The financial statements and related financial information that was included in the Original Form 8-K is superseded by the financial information in this Form 8-K/A, and the financial statements and related financial information contained in the Original Form 8-K should no longer be relied upon. On January 14, 2022, the Company filed a Current Report on Form 8-K disclosing the Management’s and the Audit Committee’s conclusion that the IPO Balance Sheet should no longer be relied upon.
This First Amendment on Form 8-K/A sets forth the Original Form 8-K in its entirety, as amended to reflect the restatement.
The following item has been amended as a result of the restatement:
Exhibit No. 99.1, “Audited Balance Sheet as of March 9, 2021”
Refer to Note 2, Restatement of Previously Issued Financial Statement of this Form 8-K/A for additional information and for the summary of the accounting impacts of these adjustments to the Company’s balance sheet as of March 9, 2021.
The Company previously identified a material weakness in internal controls related to the accounting for warrants issued in connection with its IPO. As a result of the restatement described in this First Amendment on Form 8-K/A, the Company has concluded there was a material weakness in the Company’s internal control over financial reporting at the time the abovementioned financial statement was issued, and its disclosure controls and procedures were not effective at the time the abovementioned financial statement was issued. For a discussion of management’s consideration of our disclosure controls and procedures, internal controls over financial reporting, and the material weaknesses identified, see the Form 10-Q/A.
On March 9, 2021, the Company consummated its IPO of 25,000,000 units (the “Units”) at an offering price of $10.00 per Unit, with each Unit consisting of one Class A ordinary share and one-fifth of one redeemable warrant of the Company (the “Public Warrants”), and a private placement with Warburg Pincus Capital Corporation I-A Sponsor, L.P. (the “Sponsor”) of 5,333,333 private placement warrants at a price of $1.50 per warrant (the “IPO Private Placement”). Subsequently, on April 16, 2021, the underwriters partially exercised the over-allotment option, and the closing of the issuance and sale of the additional 3,342,178 Units (the “Over-Allotment Units”) occurred on April 20, 2021. The issuance by the Company of the Over-Allotment Units at a price of $10.00 per unit resulted in total gross proceeds of $33,421,780. On April 20, 2021, simultaneously with the issuance and sale of the Over-Allotment Units, the Company consummated the sale of an additional 445,624 Private Placement Warrants (the “Over-Allotment Private Placement” and, together with the IPO Private Placement, the “Private Placements”), generating gross proceeds of $668,436.
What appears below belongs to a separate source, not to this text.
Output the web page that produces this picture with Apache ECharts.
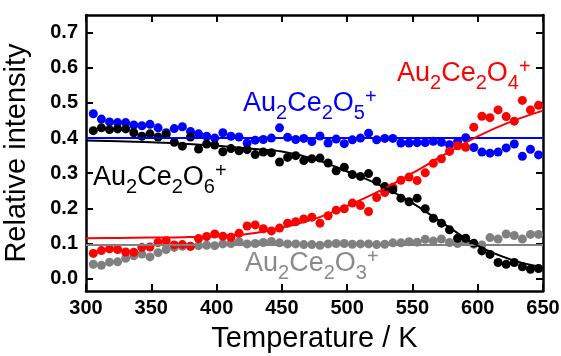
<!DOCTYPE html>
<html><head><meta charset="utf-8">
<script src="https://cdn.jsdelivr.net/npm/echarts@6/dist/echarts.min.js"></script>
<style>html,body{margin:0;padding:0;background:#fff}#c{width:561px;height:356px}</style>
</head><body><div id="c"></div>
<script>
// Temperatures (K)
var temps = [305.6,311.8,318.0,324.2,330.4,336.6,342.8,349.0,355.2,361.4,367.6,373.8,380.0,386.2,392.4,398.6,404.8,411.0,417.2,423.4,429.6,435.8,442.0,448.2,454.4,460.6,466.8,473.0,479.2,485.4,491.6,497.8,504.0,510.2,516.4,522.6,528.8,535.0,541.2,547.4,553.6,559.8,566.0,572.2,578.4,584.6,590.8,597.0,603.2,609.4,615.6,621.8,628.0,634.2,640.4,646.6];
// Au2Ce2O5+ (blue)
var o5 = [0.469,0.454,0.446,0.444,0.444,0.437,0.435,0.439,0.429,0.415,0.427,0.432,0.419,0.412,0.405,0.400,0.415,0.405,0.403,0.386,0.394,0.396,0.400,0.429,0.402,0.396,0.399,0.390,0.406,0.386,0.397,0.384,0.395,0.400,0.414,0.395,0.399,0.399,0.386,0.386,0.387,0.387,0.391,0.388,0.381,0.390,0.401,0.373,0.360,0.357,0.360,0.372,0.383,0.348,0.368,0.352];
// Au2Ce2O6+ (black)
var o6 = [0.421,0.429,0.424,0.426,0.426,0.415,0.405,0.412,0.403,0.410,0.388,0.377,0.403,0.369,0.383,0.380,0.361,0.370,0.364,0.367,0.353,0.360,0.358,0.332,0.345,0.350,0.336,0.341,0.343,0.329,0.307,0.317,0.296,0.291,0.299,0.277,0.262,0.253,0.229,0.219,0.229,0.199,0.172,0.158,0.139,0.115,0.115,0.101,0.079,0.069,0.046,0.041,0.046,0.034,0.027,0.029];
// Au2Ce2O4+ (red)
var o4 = [0.072,0.080,0.085,0.083,0.076,0.075,0.089,0.090,0.103,0.108,0.096,0.097,0.092,0.114,0.120,0.127,0.121,0.118,0.129,0.150,0.153,0.142,0.136,0.144,0.158,0.162,0.170,0.175,0.158,0.179,0.195,0.199,0.215,0.208,0.191,0.231,0.245,0.260,0.280,0.289,0.279,0.301,0.328,0.341,0.362,0.378,0.374,0.431,0.462,0.458,0.480,0.461,0.448,0.507,0.480,0.493];
// Au2Ce2O3+ (gray)
var o3 = [0.041,0.038,0.047,0.048,0.058,0.065,0.070,0.062,0.074,0.083,0.089,0.092,0.092,0.094,0.095,0.094,0.099,0.100,0.105,0.099,0.100,0.103,0.106,0.102,0.099,0.099,0.097,0.097,0.095,0.099,0.100,0.100,0.098,0.099,0.099,0.097,0.098,0.102,0.102,0.105,0.104,0.112,0.107,0.113,0.103,0.100,0.107,0.098,0.096,0.117,0.113,0.127,0.123,0.113,0.126,0.126];

// Fit curves
var fitT = [300,325,350,375,400,425,450,475,500,525,550,575,600,625,650];
var fitO6 = [0.393,0.391,0.388,0.384,0.378,0.370,0.362,0.340,0.305,0.266,0.215,0.154,0.094,0.055,0.032];
var fitO4 = [0.115,0.116,0.117,0.118,0.121,0.128,0.145,0.170,0.207,0.250,0.300,0.354,0.405,0.446,0.478];
var flatT = [300,650];
var fitO5 = [0.400,0.400];
var fitO3 = [0.096,0.096];

var xTicks = [300,350,400,450,500,550,600,650];
var yTicks = [0.0,0.1,0.2,0.3,0.4,0.5,0.6,0.7];

var FONT = "Arial, 'Liberation Sans', sans-serif";
function pairs(xs, ys){ return xs.map(function(x,i){ return [x, ys[i]]; }); }

var chart = echarts.init(document.getElementById('c'), null, {renderer:'canvas'});

var ctx = document.createElement('canvas').getContext('2d');
function textW(t, size){ ctx.font = size + 'px ' + FONT; return ctx.measureText(t).width; }

// chemical label: parts [text, kind]
function chemLabel(parts, x0, base, color){
  var F = 27, S = 20, children = [], x = x0;
  parts.forEach(function(p){
    var sz = p[1] === 'n' ? F : S;
    var b = base + (p[1] === 'sub' ? 7 : (p[1] === 'sup' ? -9 : 0));
    children.push({type:'text', style:{text:p[0], x:x, y:b - 0.3465*sz, font: sz + 'px ' + FONT, fill:color, align:'left', verticalAlign:'middle'}});
    x += textW(p[0], sz);
  });
  return {type:'group', children:children, z:100};
}
function formula(n){ return [['Au','n'],['2','sub'],['Ce','n'],['2','sub'],['O','n'],[n,'sub'],['+','sup']]; }

var axisLine = {show:true, onZero:false, lineStyle:{color:'#000', width:2.5}};
var tick = {show:true, inside:true, length:7, lineStyle:{color:'#000', width:2}};
var dot = function(c){ return {color:c, opacity:1}; };

chart.setOption({
  animation:false,
  grid:{left:86, right:18, top:15, bottom:65, containLabel:false, outerBoundsMode:'none'},
  xAxis:[
    {type:'value', min:300, max:650, interval:50, position:'bottom', axisLine:axisLine, axisTick:tick,
     splitLine:{show:false},
     axisLabel:{color:'#000', fontWeight:'bold', fontSize:20, fontFamily:FONT, margin:7, customValues:xTicks},
     name:'Temperature / K', nameLocation:'middle', nameGap:33,
     nameTextStyle:{color:'#000', fontSize:29, fontFamily:FONT}},
    {type:'value', min:300, max:650, interval:50, position:'top', axisLine:axisLine, axisTick:tick,
     splitLine:{show:false}, axisLabel:{show:false}}
  ],
  yAxis:[
    {type:'value', min:-0.035, max:0.75, position:'left', axisLine:axisLine,
     axisTick:Object.assign({}, tick, {customValues:yTicks}),
     splitLine:{show:false},
     axisLabel:{color:'#000', fontWeight:'bold', fontSize:20, fontFamily:FONT, margin:8, customValues:yTicks,
       formatter:function(v){ return v.toFixed(1); }},
     name:'Relative intensity', nameLocation:'middle', nameGap:55, nameRotate:90,
     nameTextStyle:{color:'#000', fontSize:29, fontFamily:FONT}},
    {type:'value', min:-0.035, max:0.75, position:'right', axisLine:axisLine,
     axisTick:Object.assign({}, tick, {customValues:yTicks}),
     splitLine:{show:false}, axisLabel:{show:false}}
  ],
  series:[
    {type:'scatter', data:pairs(temps,o3), symbolSize:9, itemStyle:dot('#808080')},
    {type:'scatter', data:pairs(temps,o5), symbolSize:9, itemStyle:dot('#0000ff')},
    {type:'scatter', data:pairs(temps,o4), symbolSize:9, itemStyle:dot('#ff0000')},
    {type:'scatter', data:pairs(temps,o6), symbolSize:9, itemStyle:dot('#000000')},
    {type:'line', data:pairs(flatT,fitO3), showSymbol:false, lineStyle:{color:'#808080', width:2}},
    {type:'line', data:pairs(flatT,fitO5), showSymbol:false, lineStyle:{color:'#0000ff', width:2}},
    {type:'line', data:pairs(fitT,fitO4), smooth:0.4, showSymbol:false, lineStyle:{color:'#ff0000', width:2}},
    {type:'line', data:pairs(fitT,fitO6), smooth:0.4, showSymbol:false, lineStyle:{color:'#000000', width:2}}
  ],
  graphic:[
    chemLabel(formula('5'), 243, 113, '#0000ff'),
    chemLabel(formula('4'), 397, 83, '#ff0000'),
    chemLabel(formula('6'), 93, 187, '#000000'),
    chemLabel(formula('3'), 245, 273, '#8a8a8a')
  ]
});
</script></body></html>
The net proceeds from the IPO together with certain of the proceeds from the Private Placements, $283,421,780 in the aggregate (the “Offering Proceeds”), were placed in a trust account established for the benefit of the Company’s public shareholders and the underwriters of the IPO with Continental Stock Transfer & Trust Company acting as trustee. Except for the withdrawal from interest earned on the Offering Proceeds in the trust account that may be released to pay income taxes, if any, none of the funds held in the trust account will be released until the earlier of (i) the completion of the Company’s initial business combination, (ii) the redemption of the Company’s public shares if the Company is unable to consummate an initial business combination within 24 months from the closing of the IPO, subject to applicable law, or (iii) the redemption of any public shares properly submitted in connection with a shareholder vote to amend the Company’s Amended and Restated Memorandum and Articles of Association (a) to modify the substance or timing of its obligation to allow redemption in connection with the Company’s initial business combination or to redeem 100% of its public shares if the Company does not complete its initial business combination within 24 months from the closing of the IPO or (b) with respect to any other provisions relating to shareholders’ rights.
An audited balance sheet as of March 9, 2021 reflecting receipt of the Offering Proceeds has been issued by the Company and is included as Exhibit 99.1 to this Current Report on Form 8-K.